M. Vincent Subilia (PLR), député suppléant. Un mot, au nom du PLR, pour dénoncer les propos que l'on vient d'entendre, dans cet hémicycle, de la bouche du député Bayenet, le même qui prétendait aux plus hautes fonctions en matière de répression et qu'on entend assimiler les revendeurs de drogue à de simples commerçants licites ! Je trouve ce discours parfaitement scandaleux, et réduire le deal à un simple usage accru du domaine public est une insulte aux véritables commerçants qui, eux, oeuvrent au bien-être de notre cité.
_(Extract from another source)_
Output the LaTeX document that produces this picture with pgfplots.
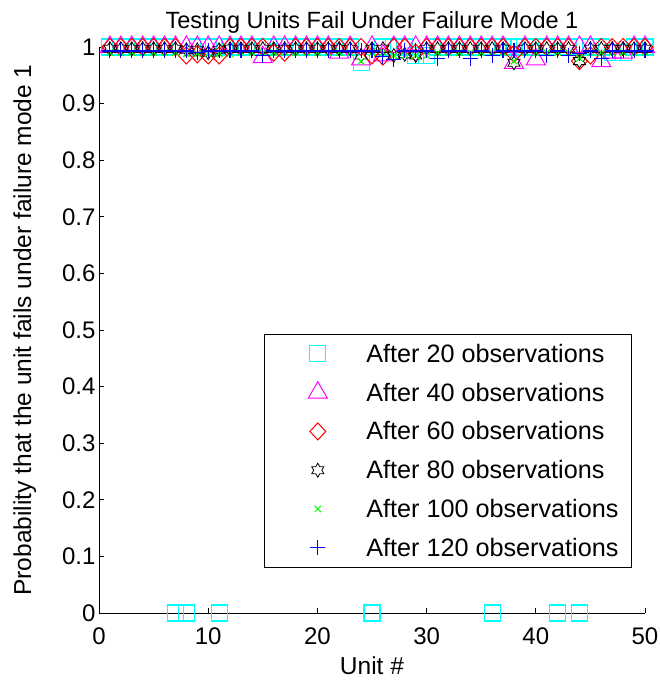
\documentclass[border=0pt]{standalone}
\usepackage{fontspec}
\setmainfont{Liberation Sans}
\usepackage{pgfplots}
\pgfplotsset{compat=1.18}
\usepackage{pgfplotstable}

\definecolor{mcyan}{rgb}{0,1,1}
\definecolor{mmag}{rgb}{1,0,1}
\definecolor{mgreen}{rgb}{0,1,0}
\definecolor{mblue}{rgb}{0,0,1}

% six-pointed star, like MATLAB's hexagram marker
\pgfdeclareplotmark{hexagram}{%
  \pgfpathmoveto{\pgfpointpolar{90}{\pgfplotmarksize}}%
  \pgfpathlineto{\pgfpointpolar{120}{0.577\pgfplotmarksize}}%
  \pgfpathlineto{\pgfpointpolar{150}{\pgfplotmarksize}}%
  \pgfpathlineto{\pgfpointpolar{180}{0.577\pgfplotmarksize}}%
  \pgfpathlineto{\pgfpointpolar{210}{\pgfplotmarksize}}%
  \pgfpathlineto{\pgfpointpolar{240}{0.577\pgfplotmarksize}}%
  \pgfpathlineto{\pgfpointpolar{270}{\pgfplotmarksize}}%
  \pgfpathlineto{\pgfpointpolar{300}{0.577\pgfplotmarksize}}%
  \pgfpathlineto{\pgfpointpolar{330}{\pgfplotmarksize}}%
  \pgfpathlineto{\pgfpointpolar{0}{0.577\pgfplotmarksize}}%
  \pgfpathlineto{\pgfpointpolar{30}{\pgfplotmarksize}}%
  \pgfpathlineto{\pgfpointpolar{60}{0.577\pgfplotmarksize}}%
  \pgfpathclose\pgfusepathqstroke}

% legend image: the mark alone, with room on both sides as in the original
\pgfplotsset{lg/.style={legend image code/.code={%
  \path (-42pt,0pt) (46pt,0pt);
  \draw[##1] plot coordinates {(0pt,0pt)};}}}

% unit, probability after 20/40/60/80/100/120 observations
\pgfplotstableread{
u  a20   a40   a60   a80   a100  a120
1  1     1     1     0.997 0.99  0.993
2  1     1     1     0.997 0.99  0.993
3  1     1     1     0.997 0.99  0.993
4  1     1     1     0.997 0.99  0.993
5  1     1     1     0.997 0.99  0.993
6  1     1     1     0.997 0.99  0.993
7  0     1     1     0.997 0.99  0.993
8  0     1     0.985 0.995 0.988 0.993
9  1     1     0.987 0.995 0.988 0.99
10 1     1     0.985 0.99  0.988 0.993
11 0     1     0.985 0.995 0.988 0.993
12 1     1     1     0.997 0.988 0.993
13 1     1     1     0.997 0.99  0.993
14 1     1     1     0.997 0.99  0.993
15 1     0.982 1     0.997 0.99  0.985
16 1     1     0.99  0.997 0.99  0.993
17 1     1     0.99  0.997 0.99  0.993
18 1     1     1     0.997 0.99  0.993
19 1     1     1     0.997 0.99  0.993
20 1     1     1     0.997 0.99  0.993
21 1     1     1     0.997 0.99  0.993
22 1     0.99  1     0.997 0.99  0.993
23 1     1     1     0.997 0.99  0.993
24 0.973 0.978 1     0.985 0.975 0.993
25 0     1     0.985 0.997 0.99  0.993
26 1     0.985 0.983 0.997 0.99  0.983
27 1     1     1     0.985 0.985 0.978
28 1     1     1     0.987 0.985 0.993
29 0.985 1     0.99  0.985 0.985 0.993
30 0.985 1     1     0.997 0.985 0.993
31 1     1     1     0.997 0.99  0.98
32 1     1     1     0.997 0.99  0.993
33 1     1     1     0.997 0.99  0.993
34 1     1     1     0.997 0.99  0.98
35 1     1     1     0.997 0.99  0.993
36 0     1     1     0.997 0.99  0.985
37 1     1     1     0.997 0.99  0.993
38 1     0.972 0.988 0.972 0.975 0.993
39 1     1     1     0.997 0.99  0.993
40 1     0.978 1     0.997 0.99  0.993
41 1     1     1     0.997 0.99  0.985
42 0     1     1     0.997 0.99  0.993
43 1     1     1     0.997 0.99  0.985
44 0     1     0.975 0.975 0.98  0.988
45 1     1     0.985 0.997 0.99  0.993
46 1     0.975 1     0.997 0.99  0.98
47 0.99  0.99  1     0.997 0.99  0.993
48 0.99  0.99  1     0.997 0.99  0.993
49 1     1     1     0.997 0.99  0.993
50 1     1     1     0.997 0.99  0.993
}\units

\begin{document}
\begin{tikzpicture}
\begin{axis}[
    name=ax,
    scale only axis,
    width=546pt, height=566pt,
    xmin=0, xmax=50, ymin=0, ymax=1,
    clip=false,
    axis lines=left,
    axis line style={-, line width=0.8pt},
    tick align=inside,
    major tick length=5pt,
    tick style={black, line width=0.8pt},
    xtick={0,10,20,30,40,50},
    ytick={0,0.1,0.2,0.3,0.4,0.5,0.6,0.7,0.8,0.9,1},
    yticklabels={0,0.1,0.2,0.3,0.4,0.5,0.6,0.7,0.8,0.9,1},
    /pgf/number format/assume math mode=true,
    ticklabel style={font=\fontsize{24}{28}\selectfont},
    xticklabel style={yshift=-11pt},
    title={Testing Units Fail Under Failure Mode 1},
    title style={font=\fontsize{23.5}{28}\selectfont, at={(axis description cs:0.5,1.047)}, anchor=center, yshift=-8pt},
    xlabel={Unit \#},
    ylabel={Probability that the unit fails under failure mode 1},
    label style={font=\fontsize{24.5}{28}\selectfont},
    xlabel style={at={(axis description cs:0.5,-0.093)}, anchor=center},
    ylabel style={at={(axis description cs:-0.136,0.5)}, anchor=center},
    legend style={at={(0.976,0.0795)}, anchor=south east, draw=black, line width=0.8pt,
        font=\fontsize{25.2}{30}\selectfont, legend cell align=left, row sep=15pt,
        inner ysep=8pt, inner xsep=11pt},
]
\addplot[only marks, lg, mcyan, mark=square, mark size=8pt, line width=1.1pt] table[x=u, y=a20] {\units};
\addlegendentry{After 20 observations}
\addplot[only marks, lg, mmag, mark=triangle, mark size=11pt, line width=1pt] table[x=u, y=a40] {\units};
\addlegendentry{After 40 observations}
\addplot[only marks, lg, red, mark=diamond, mark size=8.5pt, mark options={xscale=1.25}, line width=1pt] table[x=u, y=a60] {\units};
\addlegendentry{After 60 observations}
\addplot[only marks, lg, black, mark=hexagram, mark size=7pt, line width=0.8pt] table[x=u, y=a80] {\units};
\addlegendentry{After 80 observations}
\addplot[only marks, lg, mgreen, mark=x, mark size=4.5pt, line width=1pt] table[x=u, y=a100] {\units};
\addlegendentry{After 100 observations}
\addplot[only marks, lg, mblue, mark=+, mark size=7.5pt, line width=1.1pt] table[x=u, y=a120] {\units};
\addlegendentry{After 120 observations}
\end{axis}
\pgfresetboundingbox
\path[use as bounding box] ([xshift=-99pt,yshift=-70pt]ax.south west) rectangle ([xshift=14pt,yshift=47pt]ax.north east);
\end{tikzpicture}
\end{document}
Le marché de la drogue à ciel ouvert, que nous observons et dénonçons depuis des années, est lui aussi une promotion de l'impunité. Il porte atteinte au sentiment de légalité, sans compter qu'il entre en opposition avec la sécurité légitime à laquelle aspirent les habitants du quartier. Habitants qui ont témoigné à réitérées reprises de leur exaspération; ils doivent être entendus ! Encore une fois - vous transmettrez, Monsieur le président - les propos du député Bayenet, en cautionnant de tels agissements dans les rues de Genève, sont une insulte non seulement en matière de santé publique, mais aussi envers toutes celles et tous ceux qui ont connu le drame de la drogue et envers tous les habitants du quartier, qui subissent ce trafic au quotidien.
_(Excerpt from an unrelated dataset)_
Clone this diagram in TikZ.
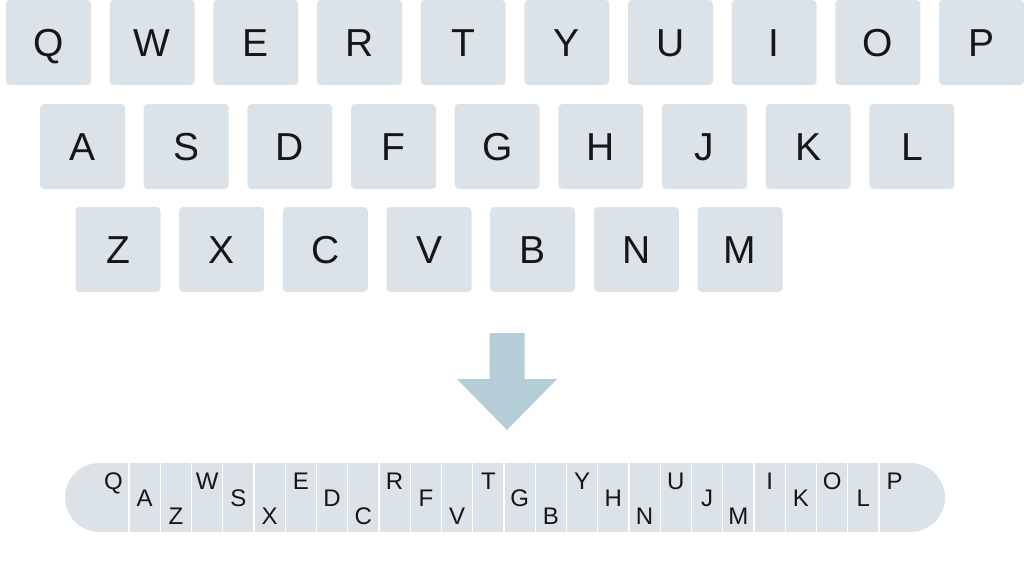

Ce n'est pas nier la nécessité de déployer des mesures de prévention - le PLR y souscrit pleinement - que d'appeler de nos voeux une répression ciblée, dans un quartier identifié, pour un problème de santé publique dont chacun ici a conscience. Cette pétition doit être renvoyée au Conseil d'Etat et les mesures nécessaires doivent être prises. Je vous remercie.
Une voix. Bravo !
Le président. Merci. Nous passons au vote.
Mises aux voix, les conclusions de la commission des pétitions (renvoi de la pétition 2060 au Conseil d'Etat) sont adoptées par 66 oui et 5 abstentions.